Consequently, all of the recruits and officers find that their most pressing problem is to decide what Pip's motives are. Some think that he is merely "slumming" for a lark. Others ascribe to him a social conscience he consistently denies. The officers are convinced that he is simply trying to punish his father by being as imperfect a follower as his father was a perfect leader. The only interest in the men's welfare that Pip ever evidences is his concern that they not let the officers manipulate them. He paints a picture of the lower classes as a mass of easily manipulated objects. What finally emerges as Pip's driving force is a concern that men not let themselves be treated so. He does not want the men to allow the officers to use them, and he himself does not want to be manipulated by his society into becoming an officer and a gentleman.
The irony is that at the end of the second act Pip has been successful in inspiring the men to a semblance of authentic action. They stand up to the officers and refuse to allow Smiler to be jailed for running away. But Pip has capitulated. The officers have evidently won and have convinced him to take what they conceive of as his proper place, that of an officer. In the last scene, as he dons his officer's uniform, he ironically congratulates the men on their action. Finally Pip, now an officer, reads off their assignments to the men.

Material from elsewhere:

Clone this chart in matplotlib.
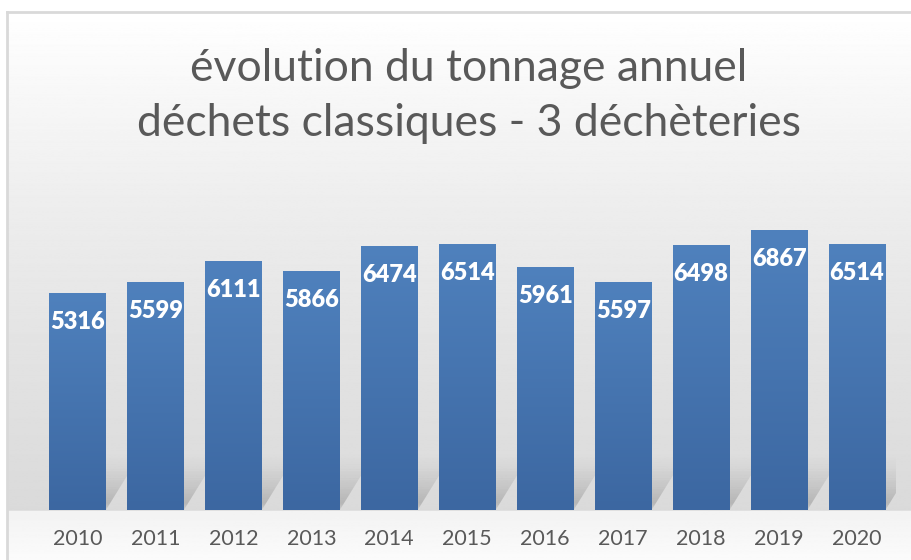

The exact meaning of all this is not clear. Is Wesker saying that the lower classes have nowhere to go but up, but the upper classes have nowhere to go but further into decadence? Is he saying that there is hope for the reformed but none for the reformer? Or is he simply creating a powerful human experience which illuminates, however dimly, all experience. In any case the play is a strong statement about the importance of the individual and of his individual actions.